== TO DO ==
Repeat the whole listing exactly as written.

== STORED DATA ==
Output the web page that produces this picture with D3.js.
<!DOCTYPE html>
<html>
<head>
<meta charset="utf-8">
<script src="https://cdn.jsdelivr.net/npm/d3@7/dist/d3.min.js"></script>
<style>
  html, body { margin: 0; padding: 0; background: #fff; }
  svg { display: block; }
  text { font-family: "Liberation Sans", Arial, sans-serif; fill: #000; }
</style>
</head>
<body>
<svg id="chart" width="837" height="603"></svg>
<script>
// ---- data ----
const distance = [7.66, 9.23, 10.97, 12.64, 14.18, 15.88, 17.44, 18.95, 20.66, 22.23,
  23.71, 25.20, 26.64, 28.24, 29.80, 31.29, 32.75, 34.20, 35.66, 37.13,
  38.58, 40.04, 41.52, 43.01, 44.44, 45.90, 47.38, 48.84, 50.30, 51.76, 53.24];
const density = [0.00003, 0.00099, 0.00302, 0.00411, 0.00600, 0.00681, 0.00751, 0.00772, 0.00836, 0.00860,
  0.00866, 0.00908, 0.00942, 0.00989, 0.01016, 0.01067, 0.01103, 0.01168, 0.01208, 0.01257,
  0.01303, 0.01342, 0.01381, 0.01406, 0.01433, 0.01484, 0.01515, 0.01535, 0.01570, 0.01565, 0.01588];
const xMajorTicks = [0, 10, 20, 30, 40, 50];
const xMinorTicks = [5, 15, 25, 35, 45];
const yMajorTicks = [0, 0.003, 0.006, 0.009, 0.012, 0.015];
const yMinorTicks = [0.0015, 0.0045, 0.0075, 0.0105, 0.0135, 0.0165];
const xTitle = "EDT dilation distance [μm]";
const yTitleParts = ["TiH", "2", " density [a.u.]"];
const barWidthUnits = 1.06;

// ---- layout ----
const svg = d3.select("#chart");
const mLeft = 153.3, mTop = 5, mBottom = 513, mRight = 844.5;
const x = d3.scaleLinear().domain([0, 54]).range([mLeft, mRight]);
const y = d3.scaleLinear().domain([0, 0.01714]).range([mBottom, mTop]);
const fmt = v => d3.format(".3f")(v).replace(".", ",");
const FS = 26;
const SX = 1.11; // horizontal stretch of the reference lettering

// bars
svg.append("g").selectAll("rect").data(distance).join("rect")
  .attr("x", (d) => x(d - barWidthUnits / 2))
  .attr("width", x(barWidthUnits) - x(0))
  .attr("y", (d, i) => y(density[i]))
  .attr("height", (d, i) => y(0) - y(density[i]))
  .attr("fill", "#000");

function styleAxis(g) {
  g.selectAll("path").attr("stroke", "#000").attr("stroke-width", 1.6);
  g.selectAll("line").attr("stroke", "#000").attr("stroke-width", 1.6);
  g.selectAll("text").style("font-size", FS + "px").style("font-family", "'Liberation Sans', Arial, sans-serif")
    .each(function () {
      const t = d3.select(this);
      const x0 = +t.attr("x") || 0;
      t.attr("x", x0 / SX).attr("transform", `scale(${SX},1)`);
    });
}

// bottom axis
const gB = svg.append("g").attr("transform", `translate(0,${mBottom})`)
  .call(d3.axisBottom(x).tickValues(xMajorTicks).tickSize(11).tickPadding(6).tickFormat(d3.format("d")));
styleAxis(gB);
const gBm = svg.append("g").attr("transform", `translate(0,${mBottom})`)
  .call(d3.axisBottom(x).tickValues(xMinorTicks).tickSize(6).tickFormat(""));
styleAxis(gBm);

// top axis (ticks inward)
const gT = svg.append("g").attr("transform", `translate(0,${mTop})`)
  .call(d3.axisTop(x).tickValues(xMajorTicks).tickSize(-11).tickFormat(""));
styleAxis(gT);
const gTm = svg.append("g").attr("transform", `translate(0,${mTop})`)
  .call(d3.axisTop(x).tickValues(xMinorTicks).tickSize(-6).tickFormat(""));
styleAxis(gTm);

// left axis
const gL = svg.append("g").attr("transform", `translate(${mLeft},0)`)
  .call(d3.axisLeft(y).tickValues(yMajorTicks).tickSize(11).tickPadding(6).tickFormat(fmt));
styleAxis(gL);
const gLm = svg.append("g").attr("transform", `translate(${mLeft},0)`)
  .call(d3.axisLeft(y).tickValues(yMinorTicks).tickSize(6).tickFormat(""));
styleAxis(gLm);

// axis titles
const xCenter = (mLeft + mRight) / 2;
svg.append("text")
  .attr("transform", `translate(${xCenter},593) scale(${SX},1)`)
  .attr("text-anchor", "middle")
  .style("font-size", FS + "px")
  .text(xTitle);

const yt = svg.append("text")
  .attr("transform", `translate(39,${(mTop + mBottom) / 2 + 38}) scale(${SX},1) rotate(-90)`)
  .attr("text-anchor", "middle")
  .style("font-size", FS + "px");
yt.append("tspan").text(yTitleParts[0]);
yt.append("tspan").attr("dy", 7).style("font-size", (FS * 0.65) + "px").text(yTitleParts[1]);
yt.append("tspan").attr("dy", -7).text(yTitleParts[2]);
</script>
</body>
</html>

== WRITTEN RESPONSE ==
Output the web page that produces this picture with D3.js.
<!DOCTYPE html>
<html>
<head>
<meta charset="utf-8">
<script src="https://cdn.jsdelivr.net/npm/d3@7/dist/d3.min.js"></script>
<style>
  html, body { margin: 0; padding: 0; background: #fff; }
  svg { display: block; }
  text { font-family: "Liberation Sans", Arial, sans-serif; fill: #000; }
</style>
</head>
<body>
<svg id="chart" width="837" height="603"></svg>
<script>
// ---- data ----
const distance = [7.66, 9.23, 10.97, 12.64, 14.18, 15.88, 17.44, 18.95, 20.66, 22.23,
  23.71, 25.20, 26.64, 28.24, 29.80, 31.29, 32.75, 34.20, 35.66, 37.13,
  38.58, 40.04, 41.52, 43.01, 44.44, 45.90, 47.38, 48.84, 50.30, 51.76, 53.24];
const density = [0.00003, 0.00099, 0.00302, 0.00411, 0.00600, 0.00681, 0.00751, 0.00772, 0.00836, 0.00860,
  0.00866, 0.00908, 0.00942, 0.00989, 0.01016, 0.01067, 0.01103, 0.01168, 0.01208, 0.01257,
  0.01303, 0.01342, 0.01381, 0.01406, 0.01433, 0.01484, 0.01515, 0.01535, 0.01570, 0.01565, 0.01588];
const xMajorTicks = [0, 10, 20, 30, 40, 50];
const xMinorTicks = [5, 15, 25, 35, 45];
const yMajorTicks = [0, 0.003, 0.006, 0.009, 0.012, 0.015];
const yMinorTicks = [0.0015, 0.0045, 0.0075, 0.0105, 0.0135, 0.0165];
const xTitle = "EDT dilation distance [μm]";
const yTitleParts = ["TiH", "2", " density [a.u.]"];
const barWidthUnits = 1.06;

// ---- layout ----
const svg = d3.select("#chart");
const mLeft = 153.3, mTop = 5, mBottom = 513, mRight = 844.5;
const x = d3.scaleLinear().domain([0, 54]).range([mLeft, mRight]);
const y = d3.scaleLinear().domain([0, 0.01714]).range([mBottom, mTop]);
const fmt = v => d3.format(".3f")(v).replace(".", ",");
const FS = 26;
const SX = 1.11; // horizontal stretch of the reference lettering

// bars
svg.append("g").selectAll("rect").data(distance).join("rect")
  .attr("x", (d) => x(d - barWidthUnits / 2))
  .attr("width", x(barWidthUnits) - x(0))
  .attr("y", (d, i) => y(density[i]))
  .attr("height", (d, i) => y(0) - y(density[i]))
  .attr("fill", "#000");

function styleAxis(g) {
  g.selectAll("path").attr("stroke", "#000").attr("stroke-width", 1.6);
  g.selectAll("line").attr("stroke", "#000").attr("stroke-width", 1.6);
  g.selectAll("text").style("font-size", FS + "px").style("font-family", "'Liberation Sans', Arial, sans-serif")
    .each(function () {
      const t = d3.select(this);
      const x0 = +t.attr("x") || 0;
      t.attr("x", x0 / SX).attr("transform", `scale(${SX},1)`);
    });
}

// bottom axis
const gB = svg.append("g").attr("transform", `translate(0,${mBottom})`)
  .call(d3.axisBottom(x).tickValues(xMajorTicks).tickSize(11).tickPadding(6).tickFormat(d3.format("d")));
styleAxis(gB);
const gBm = svg.append("g").attr("transform", `translate(0,${mBottom})`)
  .call(d3.axisBottom(x).tickValues(xMinorTicks).tickSize(6).tickFormat(""));
styleAxis(gBm);

// top axis (ticks inward)
const gT = svg.append("g").attr("transform", `translate(0,${mTop})`)
  .call(d3.axisTop(x).tickValues(xMajorTicks).tickSize(-11).tickFormat(""));
styleAxis(gT);
const gTm = svg.append("g").attr("transform", `translate(0,${mTop})`)
  .call(d3.axisTop(x).tickValues(xMinorTicks).tickSize(-6).tickFormat(""));
styleAxis(gTm);

// left axis
const gL = svg.append("g").attr("transform", `translate(${mLeft},0)`)
  .call(d3.axisLeft(y).tickValues(yMajorTicks).tickSize(11).tickPadding(6).tickFormat(fmt));
styleAxis(gL);
const gLm = svg.append("g").attr("transform", `translate(${mLeft},0)`)
  .call(d3.axisLeft(y).tickValues(yMinorTicks).tickSize(6).tickFormat(""));
styleAxis(gLm);

// axis titles
const xCenter = (mLeft + mRight) / 2;
svg.append("text")
  .attr("transform", `translate(${xCenter},593) scale(${SX},1)`)
  .attr("text-anchor", "middle")
  .style("font-size", FS + "px")
  .text(xTitle);

const yt = svg.append("text")
  .attr("transform", `translate(39,${(mTop + mBottom) / 2 + 38}) scale(${SX},1) rotate(-90)`)
  .attr("text-anchor", "middle")
  .style("font-size", FS + "px");
yt.append("tspan").text(yTitleParts[0]);
yt.append("tspan").attr("dy", 7).style("font-size", (FS * 0.65) + "px").text(yTitleParts[1]);
yt.append("tspan").attr("dy", -7).text(yTitleParts[2]);
</script>
</body>
</html>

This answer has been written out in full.